The human version wins every single time. Connect your numbers to real-life outcomes. Talk about the “pivot points,” those scary moments where the data looked bad, you made a gut-call, and it paid off. That shows a prospect you are an active partner, not an automated script.
Common Mistakes That Kill Conversions
- The Wall of Text: We are marketers, not novelists. Use bullet points, bold headers, and white space. Let the reader breathe.
- Being Too Secretive: Don’t be so worried about “protecting your secrets” that you end up saying nothing at all. Sophisticated buyers can smell “fluff” instantly.
- Pretending You’re Perfect: Did a campaign tank at first? Tell us!

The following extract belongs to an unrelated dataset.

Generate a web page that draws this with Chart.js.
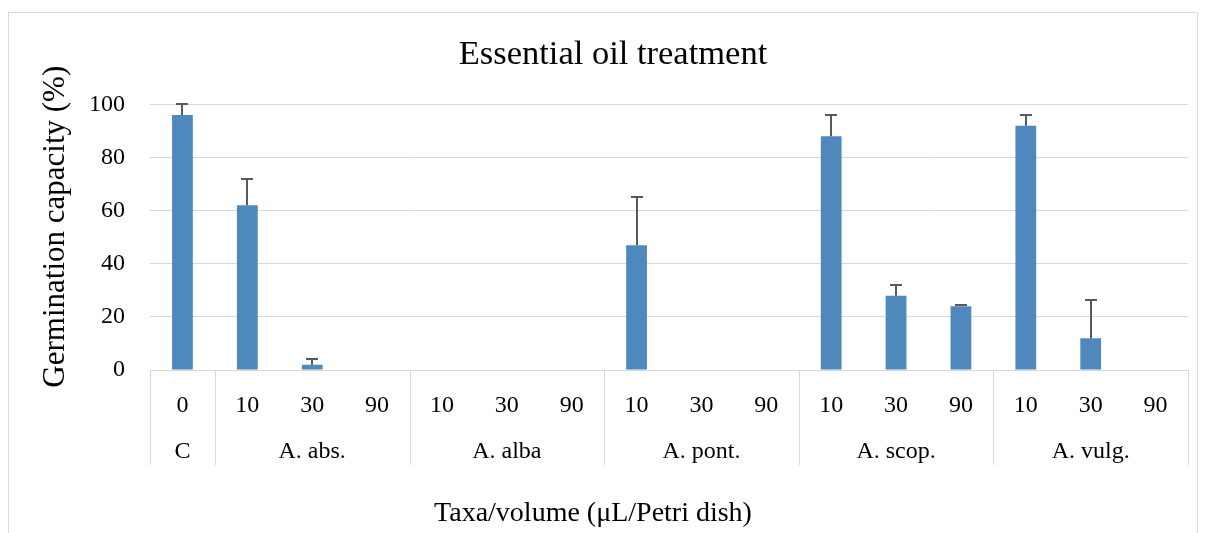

Explaining how you fixed a mistake shows way more skill than pretending every ad you ever touched was a masterpiece.
- Leaving Them Hanging: If they liked the story, give them a way to join it. Add a clear call to action like, “Ready to write your own success story? Let’s talk.”
The Questions That Matter
What makes a case study actually convincing?
Relatability. It’s that simple. A prospect is sold when they see their own reflection in your work. If a SaaS founder sees how you fixed the exact same churn issues they are currently fighting, they are already sold before the first meeting starts.

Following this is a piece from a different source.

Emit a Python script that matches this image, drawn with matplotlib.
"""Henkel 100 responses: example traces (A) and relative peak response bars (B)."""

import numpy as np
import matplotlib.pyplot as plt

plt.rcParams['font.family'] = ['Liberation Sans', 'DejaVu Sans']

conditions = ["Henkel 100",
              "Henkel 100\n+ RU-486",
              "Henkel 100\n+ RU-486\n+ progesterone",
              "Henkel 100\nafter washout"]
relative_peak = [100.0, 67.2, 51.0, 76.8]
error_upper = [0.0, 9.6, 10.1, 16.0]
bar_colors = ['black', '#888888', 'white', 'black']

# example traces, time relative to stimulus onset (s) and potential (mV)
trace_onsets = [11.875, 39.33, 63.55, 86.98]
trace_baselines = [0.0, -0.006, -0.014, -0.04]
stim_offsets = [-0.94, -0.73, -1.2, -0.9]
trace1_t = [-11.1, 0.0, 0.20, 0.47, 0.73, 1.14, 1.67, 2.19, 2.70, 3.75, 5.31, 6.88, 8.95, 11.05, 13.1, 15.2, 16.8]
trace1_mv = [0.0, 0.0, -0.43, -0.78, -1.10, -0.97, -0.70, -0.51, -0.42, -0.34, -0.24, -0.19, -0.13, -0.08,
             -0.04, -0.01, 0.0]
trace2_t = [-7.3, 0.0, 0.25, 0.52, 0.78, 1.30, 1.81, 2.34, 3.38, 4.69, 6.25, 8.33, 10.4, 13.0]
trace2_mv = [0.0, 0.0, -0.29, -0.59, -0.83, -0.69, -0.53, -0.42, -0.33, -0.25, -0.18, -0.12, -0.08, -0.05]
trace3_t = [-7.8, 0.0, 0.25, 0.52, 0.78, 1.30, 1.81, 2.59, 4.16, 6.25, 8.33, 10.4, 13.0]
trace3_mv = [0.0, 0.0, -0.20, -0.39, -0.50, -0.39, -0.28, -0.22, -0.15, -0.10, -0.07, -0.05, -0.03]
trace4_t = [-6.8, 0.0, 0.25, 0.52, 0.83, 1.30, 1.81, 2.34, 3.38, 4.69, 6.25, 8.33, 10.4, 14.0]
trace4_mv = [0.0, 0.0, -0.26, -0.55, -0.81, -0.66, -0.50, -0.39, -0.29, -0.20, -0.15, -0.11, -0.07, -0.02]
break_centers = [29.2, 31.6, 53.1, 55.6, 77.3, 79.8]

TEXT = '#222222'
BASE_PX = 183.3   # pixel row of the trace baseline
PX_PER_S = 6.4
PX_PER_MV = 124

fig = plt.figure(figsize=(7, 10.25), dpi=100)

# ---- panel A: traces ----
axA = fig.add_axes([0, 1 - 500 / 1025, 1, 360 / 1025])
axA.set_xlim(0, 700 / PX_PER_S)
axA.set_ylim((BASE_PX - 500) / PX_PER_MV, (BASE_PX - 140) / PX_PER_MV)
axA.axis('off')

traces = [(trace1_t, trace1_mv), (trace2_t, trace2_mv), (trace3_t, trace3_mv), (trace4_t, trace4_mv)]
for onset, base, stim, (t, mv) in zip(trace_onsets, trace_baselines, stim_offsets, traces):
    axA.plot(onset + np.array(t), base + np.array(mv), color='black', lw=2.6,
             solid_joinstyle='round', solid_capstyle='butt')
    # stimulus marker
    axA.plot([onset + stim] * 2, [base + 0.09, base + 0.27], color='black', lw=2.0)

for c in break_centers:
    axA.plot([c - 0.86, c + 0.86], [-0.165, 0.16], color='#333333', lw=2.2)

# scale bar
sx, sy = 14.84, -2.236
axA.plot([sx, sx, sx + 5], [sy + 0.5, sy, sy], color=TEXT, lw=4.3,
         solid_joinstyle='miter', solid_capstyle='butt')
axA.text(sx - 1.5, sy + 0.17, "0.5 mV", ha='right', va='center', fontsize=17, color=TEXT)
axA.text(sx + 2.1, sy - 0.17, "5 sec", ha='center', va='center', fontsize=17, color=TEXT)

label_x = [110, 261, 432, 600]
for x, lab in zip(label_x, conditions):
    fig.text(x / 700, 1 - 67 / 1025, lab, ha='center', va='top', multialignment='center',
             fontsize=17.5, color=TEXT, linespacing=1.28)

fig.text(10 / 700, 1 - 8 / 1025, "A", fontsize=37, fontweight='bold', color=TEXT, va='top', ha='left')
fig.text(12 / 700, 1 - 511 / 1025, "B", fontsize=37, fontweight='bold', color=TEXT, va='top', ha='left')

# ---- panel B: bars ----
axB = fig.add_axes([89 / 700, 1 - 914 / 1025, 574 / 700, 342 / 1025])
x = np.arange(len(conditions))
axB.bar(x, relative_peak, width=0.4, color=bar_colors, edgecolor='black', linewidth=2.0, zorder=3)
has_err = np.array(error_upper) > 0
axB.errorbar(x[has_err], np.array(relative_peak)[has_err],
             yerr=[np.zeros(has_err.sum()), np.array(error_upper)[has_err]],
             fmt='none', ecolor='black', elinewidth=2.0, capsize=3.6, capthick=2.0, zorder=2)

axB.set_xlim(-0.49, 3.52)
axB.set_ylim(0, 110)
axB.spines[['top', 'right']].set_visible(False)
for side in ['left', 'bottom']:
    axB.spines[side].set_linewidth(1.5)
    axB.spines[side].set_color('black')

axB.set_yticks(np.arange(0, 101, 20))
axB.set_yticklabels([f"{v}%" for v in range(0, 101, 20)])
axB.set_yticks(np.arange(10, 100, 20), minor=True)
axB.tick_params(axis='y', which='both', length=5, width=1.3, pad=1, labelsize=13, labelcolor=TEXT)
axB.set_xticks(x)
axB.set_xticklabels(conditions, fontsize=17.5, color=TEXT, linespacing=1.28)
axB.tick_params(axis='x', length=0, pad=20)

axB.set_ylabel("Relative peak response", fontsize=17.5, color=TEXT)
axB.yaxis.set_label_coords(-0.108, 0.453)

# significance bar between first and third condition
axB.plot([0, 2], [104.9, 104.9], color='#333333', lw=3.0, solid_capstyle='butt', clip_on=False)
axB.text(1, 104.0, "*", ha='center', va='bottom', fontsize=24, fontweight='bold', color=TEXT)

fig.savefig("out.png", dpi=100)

How much data should I actually share?
Share enough to prove you won, but don’t break your NDAs. You don’t always need the exact dollar amounts to be effective. Percentages and ratios like a “3.5x ROAS” tell the story perfectly without leaking the client’s private financials. If you can get a screenshot of an ad dashboard, use it. Visual proof is worth more than a thousand words.
Conclusion
Performance marketing is an industry built on “put up or shut up.” Your case studies are your best chance to put up. By focusing on the numbers that matter and telling the story like a human being, you turn your old wins into a engine for new ones.
Stop writing reports. Start telling the story of how you help people grow.